Look through the material and copy each line holding "this".

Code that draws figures
%%
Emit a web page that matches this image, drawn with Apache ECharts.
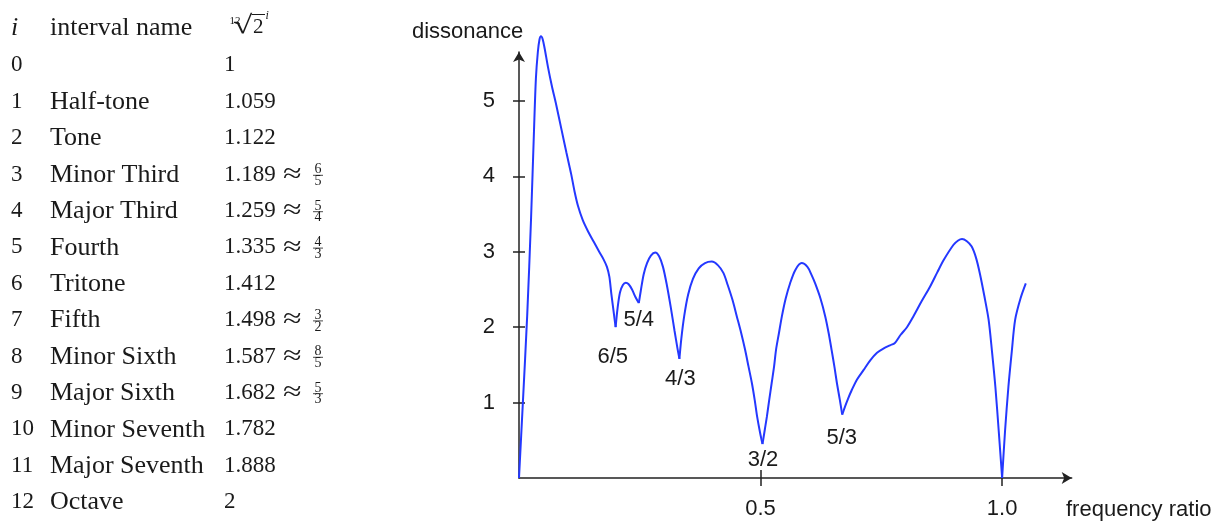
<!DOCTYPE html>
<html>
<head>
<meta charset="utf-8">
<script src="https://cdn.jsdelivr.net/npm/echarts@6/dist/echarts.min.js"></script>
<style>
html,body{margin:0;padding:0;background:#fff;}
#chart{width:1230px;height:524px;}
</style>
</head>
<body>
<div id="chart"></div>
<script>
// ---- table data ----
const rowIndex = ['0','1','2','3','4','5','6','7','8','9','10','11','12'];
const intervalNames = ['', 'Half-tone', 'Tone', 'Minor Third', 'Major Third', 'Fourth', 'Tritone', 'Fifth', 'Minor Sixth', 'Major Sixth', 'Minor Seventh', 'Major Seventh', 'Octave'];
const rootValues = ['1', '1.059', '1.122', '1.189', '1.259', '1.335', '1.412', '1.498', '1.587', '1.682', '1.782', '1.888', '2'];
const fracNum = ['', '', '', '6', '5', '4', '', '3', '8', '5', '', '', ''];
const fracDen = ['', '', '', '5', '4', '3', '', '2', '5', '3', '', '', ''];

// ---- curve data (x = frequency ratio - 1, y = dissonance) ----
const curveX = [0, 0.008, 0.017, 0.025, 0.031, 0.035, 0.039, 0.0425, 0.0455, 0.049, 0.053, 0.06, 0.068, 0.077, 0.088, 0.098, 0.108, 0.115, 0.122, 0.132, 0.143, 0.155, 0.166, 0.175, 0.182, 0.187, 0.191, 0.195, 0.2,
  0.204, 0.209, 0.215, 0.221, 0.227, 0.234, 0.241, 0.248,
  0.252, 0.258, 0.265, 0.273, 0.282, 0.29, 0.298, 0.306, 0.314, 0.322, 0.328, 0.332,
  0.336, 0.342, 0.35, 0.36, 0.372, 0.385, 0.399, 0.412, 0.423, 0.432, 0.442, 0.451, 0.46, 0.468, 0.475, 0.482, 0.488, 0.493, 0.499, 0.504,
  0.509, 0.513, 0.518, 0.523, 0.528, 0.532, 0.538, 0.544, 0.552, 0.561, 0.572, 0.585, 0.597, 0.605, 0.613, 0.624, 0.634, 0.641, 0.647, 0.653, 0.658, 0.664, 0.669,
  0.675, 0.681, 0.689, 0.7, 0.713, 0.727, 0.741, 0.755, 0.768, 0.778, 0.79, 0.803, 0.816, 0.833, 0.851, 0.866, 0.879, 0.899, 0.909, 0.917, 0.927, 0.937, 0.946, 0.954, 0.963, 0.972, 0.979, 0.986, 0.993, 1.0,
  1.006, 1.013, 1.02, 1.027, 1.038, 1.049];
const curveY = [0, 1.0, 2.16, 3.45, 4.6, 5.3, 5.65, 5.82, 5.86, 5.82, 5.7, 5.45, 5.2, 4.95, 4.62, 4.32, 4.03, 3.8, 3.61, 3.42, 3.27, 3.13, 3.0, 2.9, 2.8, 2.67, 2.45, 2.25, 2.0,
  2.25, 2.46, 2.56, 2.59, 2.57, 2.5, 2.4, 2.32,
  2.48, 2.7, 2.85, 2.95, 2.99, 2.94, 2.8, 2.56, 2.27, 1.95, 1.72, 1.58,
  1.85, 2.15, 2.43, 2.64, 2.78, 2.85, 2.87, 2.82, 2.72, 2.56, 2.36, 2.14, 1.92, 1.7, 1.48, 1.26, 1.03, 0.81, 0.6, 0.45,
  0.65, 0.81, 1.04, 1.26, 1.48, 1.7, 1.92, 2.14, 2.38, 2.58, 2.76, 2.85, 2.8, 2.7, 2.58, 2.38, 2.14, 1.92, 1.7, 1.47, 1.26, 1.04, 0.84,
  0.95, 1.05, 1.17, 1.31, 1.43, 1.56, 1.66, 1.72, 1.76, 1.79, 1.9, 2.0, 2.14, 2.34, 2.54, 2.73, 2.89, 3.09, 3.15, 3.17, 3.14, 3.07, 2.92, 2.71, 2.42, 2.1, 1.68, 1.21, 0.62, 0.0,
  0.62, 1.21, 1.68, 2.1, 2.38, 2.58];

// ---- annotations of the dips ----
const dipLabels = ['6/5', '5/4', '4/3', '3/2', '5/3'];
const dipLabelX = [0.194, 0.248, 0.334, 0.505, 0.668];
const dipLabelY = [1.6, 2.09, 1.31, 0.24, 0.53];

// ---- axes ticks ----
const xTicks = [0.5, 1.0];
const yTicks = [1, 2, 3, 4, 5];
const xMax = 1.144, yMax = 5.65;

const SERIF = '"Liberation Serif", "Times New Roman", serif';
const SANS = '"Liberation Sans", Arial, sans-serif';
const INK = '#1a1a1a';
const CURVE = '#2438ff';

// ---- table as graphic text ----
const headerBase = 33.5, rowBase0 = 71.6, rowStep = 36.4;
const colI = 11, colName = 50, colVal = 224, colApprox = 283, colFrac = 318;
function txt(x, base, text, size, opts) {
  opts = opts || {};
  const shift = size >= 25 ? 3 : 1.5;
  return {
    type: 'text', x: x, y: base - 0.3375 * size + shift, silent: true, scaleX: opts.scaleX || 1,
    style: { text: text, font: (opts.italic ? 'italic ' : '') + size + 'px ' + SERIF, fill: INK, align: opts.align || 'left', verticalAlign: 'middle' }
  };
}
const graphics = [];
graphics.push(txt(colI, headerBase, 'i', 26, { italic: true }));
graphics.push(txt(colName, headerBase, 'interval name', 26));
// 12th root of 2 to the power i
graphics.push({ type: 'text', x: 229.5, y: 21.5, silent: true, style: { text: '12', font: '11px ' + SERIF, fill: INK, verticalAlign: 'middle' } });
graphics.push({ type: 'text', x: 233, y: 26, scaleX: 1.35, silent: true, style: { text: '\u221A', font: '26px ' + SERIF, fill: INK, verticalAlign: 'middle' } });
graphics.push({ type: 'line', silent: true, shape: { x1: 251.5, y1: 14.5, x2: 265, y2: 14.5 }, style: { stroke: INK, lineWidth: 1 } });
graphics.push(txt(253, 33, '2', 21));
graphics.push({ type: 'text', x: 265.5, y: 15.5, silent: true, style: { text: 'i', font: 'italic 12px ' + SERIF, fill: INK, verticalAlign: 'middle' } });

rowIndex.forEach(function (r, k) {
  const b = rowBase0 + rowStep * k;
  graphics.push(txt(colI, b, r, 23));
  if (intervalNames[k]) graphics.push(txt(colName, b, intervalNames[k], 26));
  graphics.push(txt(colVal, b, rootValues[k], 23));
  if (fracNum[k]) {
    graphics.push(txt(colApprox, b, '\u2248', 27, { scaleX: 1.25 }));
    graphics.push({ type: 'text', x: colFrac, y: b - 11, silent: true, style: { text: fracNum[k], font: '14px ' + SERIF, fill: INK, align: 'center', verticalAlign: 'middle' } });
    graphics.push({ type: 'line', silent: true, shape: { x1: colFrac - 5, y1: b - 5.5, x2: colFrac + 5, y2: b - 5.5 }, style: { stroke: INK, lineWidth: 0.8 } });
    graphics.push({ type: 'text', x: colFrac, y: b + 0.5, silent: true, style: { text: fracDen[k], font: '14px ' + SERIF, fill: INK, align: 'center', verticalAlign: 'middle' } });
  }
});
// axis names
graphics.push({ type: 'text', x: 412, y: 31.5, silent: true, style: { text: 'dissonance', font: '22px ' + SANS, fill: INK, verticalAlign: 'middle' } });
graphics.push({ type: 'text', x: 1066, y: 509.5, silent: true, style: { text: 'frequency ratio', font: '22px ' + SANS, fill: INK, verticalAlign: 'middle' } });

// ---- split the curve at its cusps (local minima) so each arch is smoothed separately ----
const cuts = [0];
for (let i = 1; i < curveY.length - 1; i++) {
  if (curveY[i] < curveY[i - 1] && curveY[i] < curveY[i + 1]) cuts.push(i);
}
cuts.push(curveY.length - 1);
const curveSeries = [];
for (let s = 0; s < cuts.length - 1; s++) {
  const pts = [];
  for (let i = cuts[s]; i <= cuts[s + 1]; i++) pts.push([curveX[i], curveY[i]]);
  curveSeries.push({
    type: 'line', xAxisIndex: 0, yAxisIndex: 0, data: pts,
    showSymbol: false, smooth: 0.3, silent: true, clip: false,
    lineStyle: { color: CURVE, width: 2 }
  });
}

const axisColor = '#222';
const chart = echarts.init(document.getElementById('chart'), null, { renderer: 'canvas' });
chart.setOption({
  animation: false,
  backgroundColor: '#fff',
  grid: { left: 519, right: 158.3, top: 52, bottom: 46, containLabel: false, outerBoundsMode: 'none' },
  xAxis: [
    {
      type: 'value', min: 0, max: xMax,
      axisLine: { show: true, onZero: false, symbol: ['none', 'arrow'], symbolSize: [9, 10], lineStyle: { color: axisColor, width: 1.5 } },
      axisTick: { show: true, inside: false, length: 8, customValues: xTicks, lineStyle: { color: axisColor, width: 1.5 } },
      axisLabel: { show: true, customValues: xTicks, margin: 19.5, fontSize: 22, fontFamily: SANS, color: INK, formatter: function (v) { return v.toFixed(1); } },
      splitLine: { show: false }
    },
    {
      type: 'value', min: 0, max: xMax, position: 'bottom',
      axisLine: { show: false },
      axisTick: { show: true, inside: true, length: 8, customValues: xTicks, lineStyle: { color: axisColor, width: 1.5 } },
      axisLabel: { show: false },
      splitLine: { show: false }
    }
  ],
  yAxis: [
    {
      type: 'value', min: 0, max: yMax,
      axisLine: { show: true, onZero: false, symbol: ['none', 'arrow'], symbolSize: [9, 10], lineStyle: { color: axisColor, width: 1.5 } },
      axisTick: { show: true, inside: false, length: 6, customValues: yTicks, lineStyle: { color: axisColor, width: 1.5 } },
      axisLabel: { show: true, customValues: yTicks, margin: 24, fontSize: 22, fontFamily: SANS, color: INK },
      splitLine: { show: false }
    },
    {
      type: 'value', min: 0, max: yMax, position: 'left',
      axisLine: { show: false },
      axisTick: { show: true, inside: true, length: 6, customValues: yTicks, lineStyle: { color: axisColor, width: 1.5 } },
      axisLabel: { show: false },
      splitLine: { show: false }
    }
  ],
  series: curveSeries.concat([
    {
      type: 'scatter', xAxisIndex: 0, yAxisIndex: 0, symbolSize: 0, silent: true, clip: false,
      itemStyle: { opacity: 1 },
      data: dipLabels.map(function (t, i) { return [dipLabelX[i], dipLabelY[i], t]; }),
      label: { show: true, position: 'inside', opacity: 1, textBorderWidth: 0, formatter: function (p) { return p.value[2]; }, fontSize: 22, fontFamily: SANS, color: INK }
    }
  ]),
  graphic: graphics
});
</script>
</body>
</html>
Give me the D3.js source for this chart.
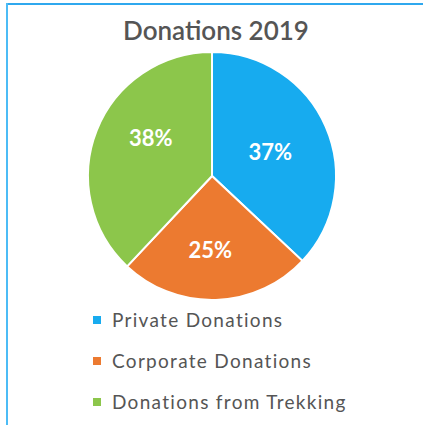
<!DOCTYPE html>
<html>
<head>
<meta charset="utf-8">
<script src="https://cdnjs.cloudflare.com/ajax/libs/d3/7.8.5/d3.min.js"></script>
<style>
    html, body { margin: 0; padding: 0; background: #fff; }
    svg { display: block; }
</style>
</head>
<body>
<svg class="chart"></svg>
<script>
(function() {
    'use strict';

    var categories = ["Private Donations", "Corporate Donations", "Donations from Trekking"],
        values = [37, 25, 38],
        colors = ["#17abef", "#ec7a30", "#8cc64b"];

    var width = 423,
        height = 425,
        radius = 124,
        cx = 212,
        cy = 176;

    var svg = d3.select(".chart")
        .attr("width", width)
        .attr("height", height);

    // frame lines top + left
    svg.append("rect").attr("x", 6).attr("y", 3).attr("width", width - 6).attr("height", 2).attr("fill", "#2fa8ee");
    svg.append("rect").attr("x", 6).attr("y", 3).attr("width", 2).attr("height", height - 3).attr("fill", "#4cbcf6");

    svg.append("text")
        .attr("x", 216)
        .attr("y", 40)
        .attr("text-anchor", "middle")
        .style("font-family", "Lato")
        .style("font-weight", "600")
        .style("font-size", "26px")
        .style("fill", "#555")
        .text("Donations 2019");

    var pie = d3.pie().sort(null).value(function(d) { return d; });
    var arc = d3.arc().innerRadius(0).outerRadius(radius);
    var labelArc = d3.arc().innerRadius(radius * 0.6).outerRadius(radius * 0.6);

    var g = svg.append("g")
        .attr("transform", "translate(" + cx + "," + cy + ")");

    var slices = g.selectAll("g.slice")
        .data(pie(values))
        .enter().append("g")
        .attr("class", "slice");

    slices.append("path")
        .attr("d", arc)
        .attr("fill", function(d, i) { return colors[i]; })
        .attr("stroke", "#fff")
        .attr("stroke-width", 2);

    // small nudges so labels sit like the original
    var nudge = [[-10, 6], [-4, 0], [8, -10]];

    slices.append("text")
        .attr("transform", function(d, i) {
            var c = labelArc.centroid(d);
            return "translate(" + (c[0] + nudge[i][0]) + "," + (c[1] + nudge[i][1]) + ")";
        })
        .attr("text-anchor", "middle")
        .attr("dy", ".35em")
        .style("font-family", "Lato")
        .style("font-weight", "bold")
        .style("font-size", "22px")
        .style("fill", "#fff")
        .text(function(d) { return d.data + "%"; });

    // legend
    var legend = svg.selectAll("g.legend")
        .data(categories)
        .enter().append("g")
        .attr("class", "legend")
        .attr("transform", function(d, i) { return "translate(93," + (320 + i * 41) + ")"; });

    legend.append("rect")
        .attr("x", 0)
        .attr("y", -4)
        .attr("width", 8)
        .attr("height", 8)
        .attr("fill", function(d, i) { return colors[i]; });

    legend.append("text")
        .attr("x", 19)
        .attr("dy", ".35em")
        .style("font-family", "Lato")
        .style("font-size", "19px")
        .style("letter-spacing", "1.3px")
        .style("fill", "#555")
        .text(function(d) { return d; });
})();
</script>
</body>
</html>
%%
== Finished exercise ==
Emit a web page that matches this image, drawn with Apache ECharts.
Give me the D3.js source for this chart.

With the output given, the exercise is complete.